22 dicembre 2008

Il pianoforte come solista

di Nicola Amalfitano

In epoca preromantica, il clavicembalo perde gradatamente importanza come strumento solista, dal 1750, poi, viene definitivamente soppiantato dal pianoforte che realizza i nuovi ideali stilistici di valorizzazione dell'intensità e della cantabilità dei suoni.

Dal punto di vista tecnico, in quanto strumento a corde percosse, il clavicordo, piuttosto che il clavicembalo, è l'antenato del pianoforte; tra i costruttori si sperimentano innovazioni per adeguare il clavicembalo alle nuove esigenze dei compositori e, infine, Bartolomeo Cristofori, ai primi del '700, inventa il "gravicembalo col piano e forte". Si tratta di un clavicembalo opportunamente modificato nella tavola armonica e nella tastiera, le corde non vengono pizzicate, ma sono colpite da appositi martelletti in modo da adeguare l'intensità sonora in funzione della forza applicata. La strada è ormai segnata e il pianoforte, in breve tempo, assume forma e struttura ben definite, pressoché simili a quelle attuali. Nel corso degli anni si apportano migliorie per irrobustirne la struttura e rendere più efficiente la cassa armonica, le corde aumentano di spessore e di lunghezza; risultano essenziali le modifiche introdotte verso il 1780 da Silbermann e da Andreas Stein, suo allievo.

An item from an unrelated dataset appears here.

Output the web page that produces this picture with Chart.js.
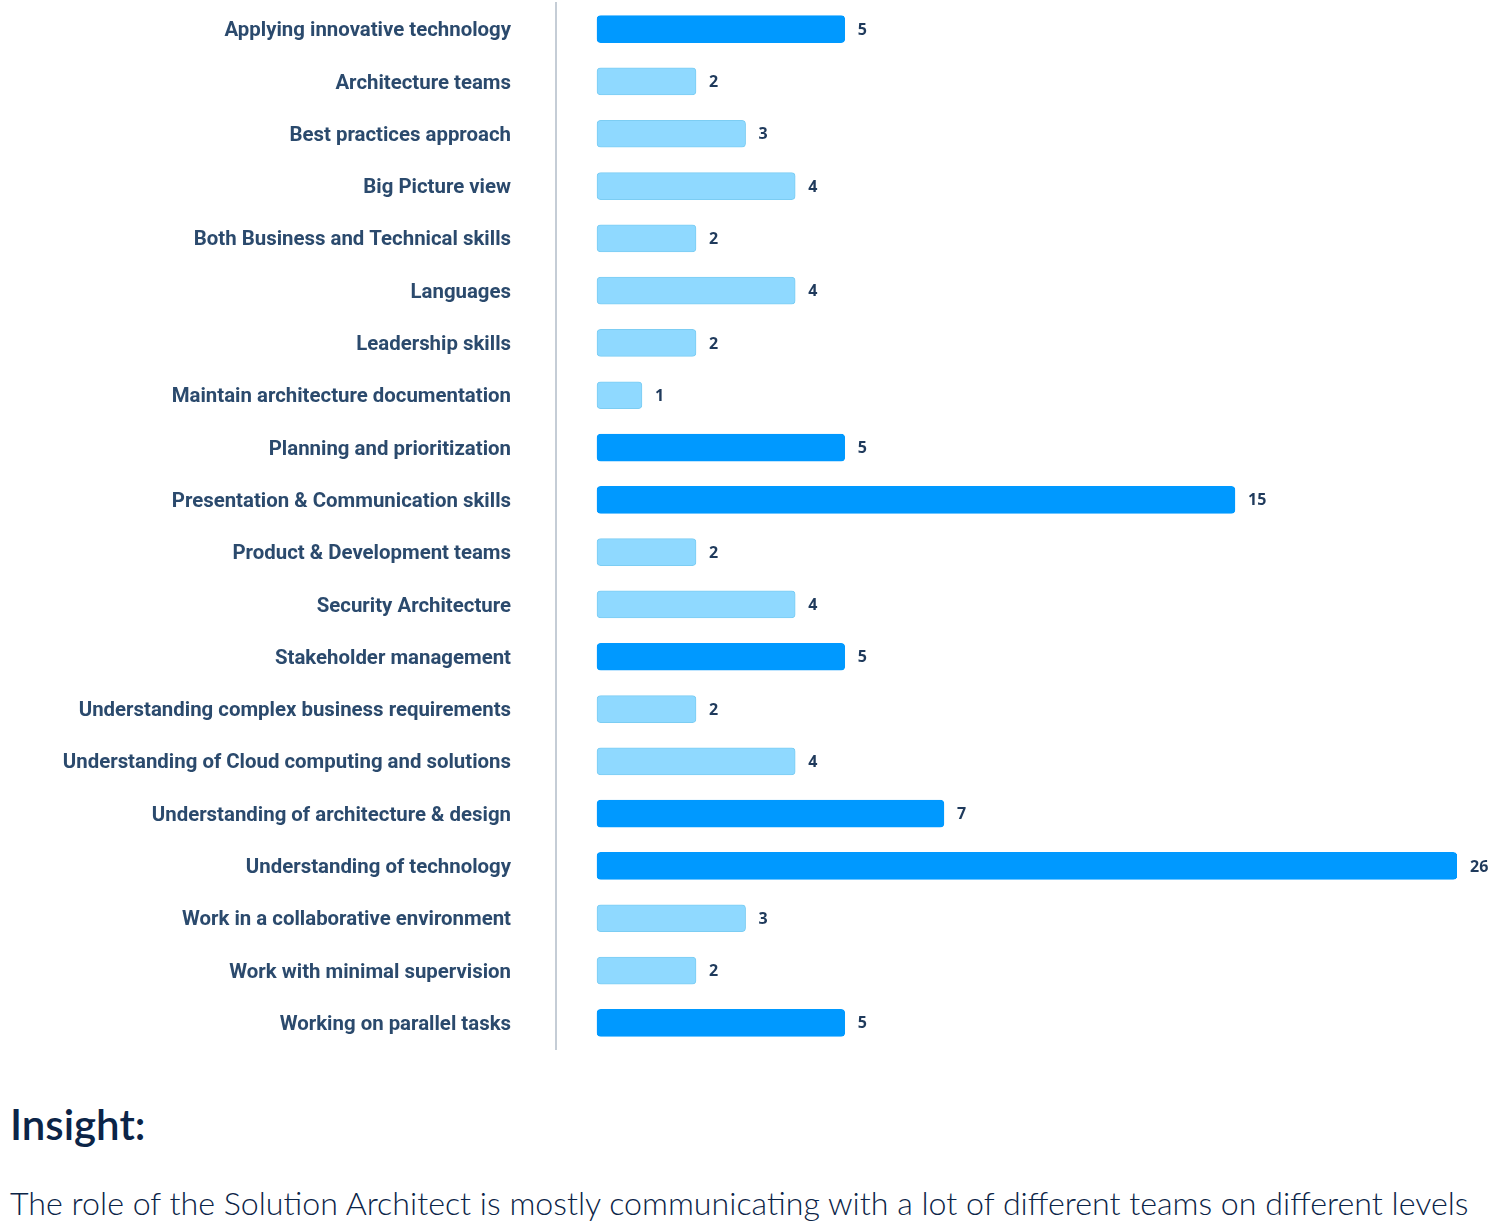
<!DOCTYPE html>
<html>
<head>
<meta charset="utf-8">
<script src="https://cdn.jsdelivr.net/npm/chart.js@4.4.1/dist/chart.umd.min.js"></script>
<style>
  html, body { margin: 0; padding: 0; background: #ffffff; }
  #wrap { position: relative; width: 1490px; height: 1223px; overflow: hidden; }
  #chartBox { position: absolute; left: 0; top: 0; width: 1490px; height: 1052px; }
  #insight { position: absolute; left: 10px; top: 1100px; margin: 0; font-family: Lato, sans-serif; font-weight: 600; font-size: 42px; line-height: 48px; color: #0b2447; }
  #note { position: absolute; left: 10px; top: 1187px; margin: 0; font-family: Lato, sans-serif; font-weight: 300; font-size: 32.2px; line-height: 32px; color: #0b2447; white-space: nowrap; }
</style>
</head>
<body>
<div id="wrap">
  <div id="chartBox"><canvas id="c" width="1490" height="1052"></canvas></div>
  <h2 id="insight">Insight:</h2>
  <p id="note">The role of the Solution Architect is mostly communicating with a lot of different teams on different levels</p>
</div>
<script>
const categories = [
  "Applying innovative technology",
  "Architecture teams",
  "Best practices approach",
  "Big Picture view",
  "Both Business and Technical skills",
  "Languages",
  "Leadership skills",
  "Maintain architecture documentation",
  "Planning and prioritization",
  "Presentation & Communication skills",
  "Product & Development teams",
  "Security Architecture",
  "Stakeholder management",
  "Understanding complex business requirements",
  "Understanding of Cloud computing and solutions",
  "Understanding of architecture & design",
  "Understanding of technology",
  "Work in a collaborative environment",
  "Work with minimal supervision",
  "Working on parallel tasks"
];
const counts = [5, 2, 3, 4, 2, 4, 2, 1, 5, 15, 2, 4, 5, 2, 4, 7, 26, 3, 2, 5];
const highlightThreshold = 5;

// Non-linear display scale of the reference: [value, fraction of axis length]
const scaleKnots = [[0, 0.0455], [1, 0.0954], [2, 0.1554], [7, 0.4306], [15, 0.7536], [26, 1]];

function valueToFraction(v) {
  const k = scaleKnots;
  if (v <= k[0][0]) return k[0][1];
  for (let i = 1; i < k.length; i++) {
    if (v <= k[i][0]) {
      const t = (v - k[i-1][0]) / (k[i][0] - k[i-1][0]);
      return k[i-1][1] + t * (k[i][1] - k[i-1][1]);
    }
  }
  return k[k.length-1][1];
}
function fractionToValue(f) {
  const k = scaleKnots;
  for (let i = 1; i < k.length; i++) {
    if (f <= k[i][1]) {
      const t = (f - k[i-1][1]) / (k[i][1] - k[i-1][1]);
      return k[i-1][0] + t * (k[i][0] - k[i-1][0]);
    }
  }
  return k[k.length-1][0];
}

class PiecewiseScale extends Chart.LinearScale {
  getPixelForValue(value) {
    return this.getPixelForDecimal(valueToFraction(value));
  }
  getValueForPixel(pixel) {
    return fractionToValue(this.getDecimalForPixel(pixel));
  }
}
PiecewiseScale.id = 'piecewise';
PiecewiseScale.defaults = Chart.LinearScale.defaults;
Chart.register(PiecewiseScale);

const DARK = '#0099ff';
const LIGHT = '#8fd9ff';

const valueLabels = {
  id: 'valueLabels',
  afterDatasetsDraw(chart) {
    const ctx = chart.ctx;
    const meta = chart.getDatasetMeta(0);
    ctx.save();
    ctx.font = '700 16px "Open Sans", sans-serif';
    ctx.fillStyle = '#1f3a5c';
    ctx.textBaseline = 'middle';
    ctx.textAlign = 'left';
    meta.data.forEach((bar, i) => {
      ctx.fillText(String(counts[i]), bar.x + 13, bar.y + 1);
    });
    ctx.restore();
  }
};

new Chart(document.getElementById('c'), {
  type: 'bar',
  data: {
    labels: categories,
    datasets: [{
      data: counts,
      backgroundColor: counts.map(v => v >= highlightThreshold ? DARK : LIGHT),
      borderColor: counts.map(v => v >= highlightThreshold ? DARK : '#7ccdf3'),
      borderWidth: 1,
      borderSkipped: false,
      borderRadius: 4,
      barThickness: 27
    }]
  },
  options: {
    indexAxis: 'y',
    responsive: false,
    animation: false,
    devicePixelRatio: 1,
    layout: { padding: { top: 3, bottom: 3, right: 33, left: 0 } },
    plugins: { legend: { display: false }, tooltip: { enabled: false } },
    scales: {
      x: {
        type: 'piecewise',
        min: 0,
        max: Math.max(...counts),
        display: false
      },
      y: {
        type: 'category',
        grid: { display: false, drawTicks: false },
        border: { display: true, color: '#c5cdd6', width: 2 },
        ticks: {
          padding: 45,
          labelOffset: 2,
          color: '#2b4a6d',
          font: { family: 'Roboto', weight: '700', size: 20.4 }
        },
        afterFit(scale) {
          scale.width = 556;
          scale.paddingTop = 0;
          scale.paddingBottom = 0;
        }
      }
    }
  },
  plugins: [valueLabels]
});
</script>
</body>
</html>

Intorno al 1750 non esiste ancora una scrittura specifica per pianoforte, i compositori si limitano a trascrizioni di brani originariamente scritti per clavicembalo; i due figli di Bach, Johann Christian e Carl Philipp Emanuel, rappresentano una prima fase tendente al rinnovamento, ma le loro partiture ancora risentono dello stile galante.
Haydn e ancor di più Mozart, riservano una maggiore attenzione virtuosistica al nuovo strumento.
Muzio Clementi è, finalmente, il primo compositore a dare una connotazione propria alla scrittura per pianoforte; il suo stile ricco di sonorità, dinamismo, contrasti, segna il passaggio dall'età di Haydn e Mozart a quella di Beethoven; significativa è l'opera "Gradus ad Parnassum".
Con Beethoven, il pianoforte acquista una dimensione "orchestrale". Come nelle sinfonie, Beethoven cerca nel pianoforte sonorità altrimenti impensabili nel clavicembalo, va alla ricerca di nuove e poderose forme espressive, le scale, gli arpeggi, gli accordi a volte lasciati in sospeso, non sono virtuosismo di moda, ma esprimono tensioni e sentimenti di un animo che cerca nella musica la sua liberazione.
Il romanticismo rappresenta il periodo d'oro per il pianoforte: i compositori sperimentano nuove espressioni, vanno alla ricerca di sonorità sempre più raffinate, si cimentano in ardui virtuosismi, caratteristica di questo periodo è la figura del virtuoso, interprete e compositore, come Chopin e Liszt.
L'impressionismo pone fine alla figura del virtuoso e porta alla ribalta musicisti tra i quali spicca Debussy: il pianoforte è come un pennello, con tratti brevi, fuggitivi, quasi indefiniti, si trasmettono all’ascoltatore impressioni, emozioni, sensazioni legate alla natura.
Sul finire dell'ottocento, nel mentre si riduce l'interesse dei compositori, il pianoforte solista trova nuove affermazioni nelle nascenti espressioni musicali del ragtime, del blues, del jazz.